Bir kıtlık yılında annemle hacca gitmiştim. Yanımızda Mısır'dan aldığım iki deve vardı. Haccı bitirip Medine'ye döndüğümüzde develer ölüverdi. Deve alacak veya kiralayacak paramız da yoktu. Şeyhimiz Safiyüddin el-Kaşşaşî'ye giderek halimizi anlattım. Biraz sustuktan sonra dedi ki:
- Şimdi Hz. Hamza'nın kabrine git; kabrinin yanında durarak kolayına geldiği kadarıyla biraz Kur'an okuduktan sonra başına gelenleri aynen ona haber ver!

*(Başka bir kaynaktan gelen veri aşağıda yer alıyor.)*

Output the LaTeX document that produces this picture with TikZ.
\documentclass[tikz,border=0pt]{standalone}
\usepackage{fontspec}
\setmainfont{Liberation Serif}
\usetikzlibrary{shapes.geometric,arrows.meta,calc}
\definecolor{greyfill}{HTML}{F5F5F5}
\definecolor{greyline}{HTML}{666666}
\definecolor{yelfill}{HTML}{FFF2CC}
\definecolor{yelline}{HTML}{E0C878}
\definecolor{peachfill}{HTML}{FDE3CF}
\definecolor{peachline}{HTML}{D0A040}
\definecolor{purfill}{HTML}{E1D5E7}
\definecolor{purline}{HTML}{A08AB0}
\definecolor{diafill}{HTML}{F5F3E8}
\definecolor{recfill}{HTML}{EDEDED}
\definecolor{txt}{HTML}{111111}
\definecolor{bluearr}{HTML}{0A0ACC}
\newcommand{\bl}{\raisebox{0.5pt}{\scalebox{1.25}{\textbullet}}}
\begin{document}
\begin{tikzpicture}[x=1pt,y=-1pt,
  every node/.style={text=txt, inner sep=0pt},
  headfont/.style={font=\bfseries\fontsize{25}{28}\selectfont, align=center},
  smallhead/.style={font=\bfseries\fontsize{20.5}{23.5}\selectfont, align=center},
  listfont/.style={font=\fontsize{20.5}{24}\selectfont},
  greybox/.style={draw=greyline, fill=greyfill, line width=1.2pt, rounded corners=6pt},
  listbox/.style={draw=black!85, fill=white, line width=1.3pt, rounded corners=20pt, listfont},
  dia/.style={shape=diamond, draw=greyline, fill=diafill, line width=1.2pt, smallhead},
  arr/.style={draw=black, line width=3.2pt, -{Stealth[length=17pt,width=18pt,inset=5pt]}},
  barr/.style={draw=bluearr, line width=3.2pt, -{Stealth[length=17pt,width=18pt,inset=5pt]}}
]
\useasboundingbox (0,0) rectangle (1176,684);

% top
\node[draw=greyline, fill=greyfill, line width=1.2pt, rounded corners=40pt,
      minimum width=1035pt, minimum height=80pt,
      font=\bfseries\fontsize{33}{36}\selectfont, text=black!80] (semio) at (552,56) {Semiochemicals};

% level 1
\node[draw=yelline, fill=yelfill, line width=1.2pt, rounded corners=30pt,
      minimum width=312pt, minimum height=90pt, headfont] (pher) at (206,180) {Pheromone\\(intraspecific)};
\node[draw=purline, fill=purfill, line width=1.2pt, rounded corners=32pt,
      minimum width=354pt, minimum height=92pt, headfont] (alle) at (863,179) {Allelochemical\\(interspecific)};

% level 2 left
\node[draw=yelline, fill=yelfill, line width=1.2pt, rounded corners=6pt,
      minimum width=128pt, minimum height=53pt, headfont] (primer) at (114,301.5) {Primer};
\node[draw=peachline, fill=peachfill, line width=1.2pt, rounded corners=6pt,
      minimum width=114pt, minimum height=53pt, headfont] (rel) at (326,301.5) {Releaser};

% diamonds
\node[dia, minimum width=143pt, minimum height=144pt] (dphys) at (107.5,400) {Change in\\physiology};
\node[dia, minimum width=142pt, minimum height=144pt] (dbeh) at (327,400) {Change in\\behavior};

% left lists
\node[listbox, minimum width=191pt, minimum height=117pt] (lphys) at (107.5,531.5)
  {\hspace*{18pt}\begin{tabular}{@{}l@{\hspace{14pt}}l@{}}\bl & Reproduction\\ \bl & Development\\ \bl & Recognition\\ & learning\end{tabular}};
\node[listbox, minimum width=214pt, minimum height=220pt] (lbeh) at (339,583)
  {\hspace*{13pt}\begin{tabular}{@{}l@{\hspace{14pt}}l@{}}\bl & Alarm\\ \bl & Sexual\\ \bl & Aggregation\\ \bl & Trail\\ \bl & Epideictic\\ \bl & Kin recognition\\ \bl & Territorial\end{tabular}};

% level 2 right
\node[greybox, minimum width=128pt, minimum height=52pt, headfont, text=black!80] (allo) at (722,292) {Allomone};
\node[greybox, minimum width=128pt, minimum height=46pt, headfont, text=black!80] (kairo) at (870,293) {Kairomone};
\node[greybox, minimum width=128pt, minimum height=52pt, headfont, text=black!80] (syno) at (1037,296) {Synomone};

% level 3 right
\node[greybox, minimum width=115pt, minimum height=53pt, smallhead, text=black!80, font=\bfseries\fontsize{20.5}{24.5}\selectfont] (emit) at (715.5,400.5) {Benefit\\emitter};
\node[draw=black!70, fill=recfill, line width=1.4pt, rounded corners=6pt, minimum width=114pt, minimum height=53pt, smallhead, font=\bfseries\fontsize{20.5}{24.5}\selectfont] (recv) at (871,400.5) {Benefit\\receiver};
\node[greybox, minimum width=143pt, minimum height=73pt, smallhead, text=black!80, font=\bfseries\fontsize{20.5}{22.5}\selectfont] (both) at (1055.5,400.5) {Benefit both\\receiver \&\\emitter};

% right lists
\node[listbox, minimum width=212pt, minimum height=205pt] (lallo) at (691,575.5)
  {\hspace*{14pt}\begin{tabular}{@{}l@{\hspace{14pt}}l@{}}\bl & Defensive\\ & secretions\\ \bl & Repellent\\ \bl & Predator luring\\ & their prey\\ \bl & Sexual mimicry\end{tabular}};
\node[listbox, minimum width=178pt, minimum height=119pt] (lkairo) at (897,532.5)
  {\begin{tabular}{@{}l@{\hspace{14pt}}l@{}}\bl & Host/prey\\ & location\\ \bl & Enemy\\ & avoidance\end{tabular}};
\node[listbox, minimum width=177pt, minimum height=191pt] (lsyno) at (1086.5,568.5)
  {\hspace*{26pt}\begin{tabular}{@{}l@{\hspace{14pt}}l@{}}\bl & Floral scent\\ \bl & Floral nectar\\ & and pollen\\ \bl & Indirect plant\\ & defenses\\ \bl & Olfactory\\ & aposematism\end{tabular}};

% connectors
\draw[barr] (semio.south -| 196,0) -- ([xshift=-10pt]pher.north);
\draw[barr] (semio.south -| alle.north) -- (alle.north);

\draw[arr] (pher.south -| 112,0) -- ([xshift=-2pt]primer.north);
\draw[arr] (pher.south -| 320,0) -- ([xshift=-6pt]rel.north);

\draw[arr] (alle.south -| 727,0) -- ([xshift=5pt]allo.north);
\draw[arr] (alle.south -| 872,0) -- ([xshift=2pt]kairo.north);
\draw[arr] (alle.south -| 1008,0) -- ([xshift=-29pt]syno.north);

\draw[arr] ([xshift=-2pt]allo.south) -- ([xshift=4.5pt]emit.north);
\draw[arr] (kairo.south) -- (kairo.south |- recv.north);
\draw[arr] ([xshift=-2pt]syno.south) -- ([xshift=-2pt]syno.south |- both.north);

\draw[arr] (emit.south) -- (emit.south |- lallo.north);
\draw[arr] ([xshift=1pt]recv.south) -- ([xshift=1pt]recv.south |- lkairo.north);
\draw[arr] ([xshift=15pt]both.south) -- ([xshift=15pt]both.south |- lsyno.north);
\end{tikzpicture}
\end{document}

Kuşluk vakti onun kabrine giderek Kur'an okudum ve başımdan geçenleri anlattım. Öğleden önce döndüm ve abdest alıp mescide girdim. Beni gören annem, bir adamın beni sorduğunu ve Harem'in gerisinde beni beklediğini söyledi. Hemen ona gittim. Ak sakallı ve heybetli bir adamla karşılaştım. Bana Merhaba ey Şeyh Ahmed! deyince ben de elini öptüm. Bana Mısır'a gitmemi söyledi. Benimle gel de sana bir adamla binek kiralayayım. dedi. Birlikte yürüyerek Medine'de Mısır hacılarının bulunduğu yerdeki bir çadıra girdik. Selam verince çadır sahibi hürmetle kalkıp onun elini öptü.
O çadır sahibine: Şeyh Ahmed ve annesini Mısır'a götürmeni istiyorum. dedikten sonra uygun görülen ücretin çoğunu kendisi verdi. Annemi ve eşyamı getirmemi söyledi. Onları alıp getirdim. Ücretin kalan kısmını da Mısır'a varınca ödememi şart koştu. Kabulden sonra Fatiha okudu ve adamın bana iyi davranmasını tembihledi. Sonra birlikte mescide geldik. Bana önden girmemi söyledi. Namaz sırasında onu gözetledimse de sonra gözden kaybettim. Döndüm tutulan adama onun kim olduğunu sordum:
- Onu tanımıyorum ve bugüne kadar da görmedim. Fakat yanıma gelince ona karşı ömrümde görmediğim bir saygı duydum, dedi.
Dönüp tekrar aramama rağmen onu göremedim. Durumu Şeyh Safiyüddin'e ilettim. Onun Hz. Hamza'nın cesede giren ruhaniyeti olduğunu söyledi. Ücretli adam ise bizi -Hz Hamza r.a. bereketiyle- görülmemiş bir sevgi ve ikram içinde Mısır'a götürdü.
Yusuf en-Nebhanî, Câmiu Kerâmâti'l-Evliyâ (Beyrut 1989), 1/133-34.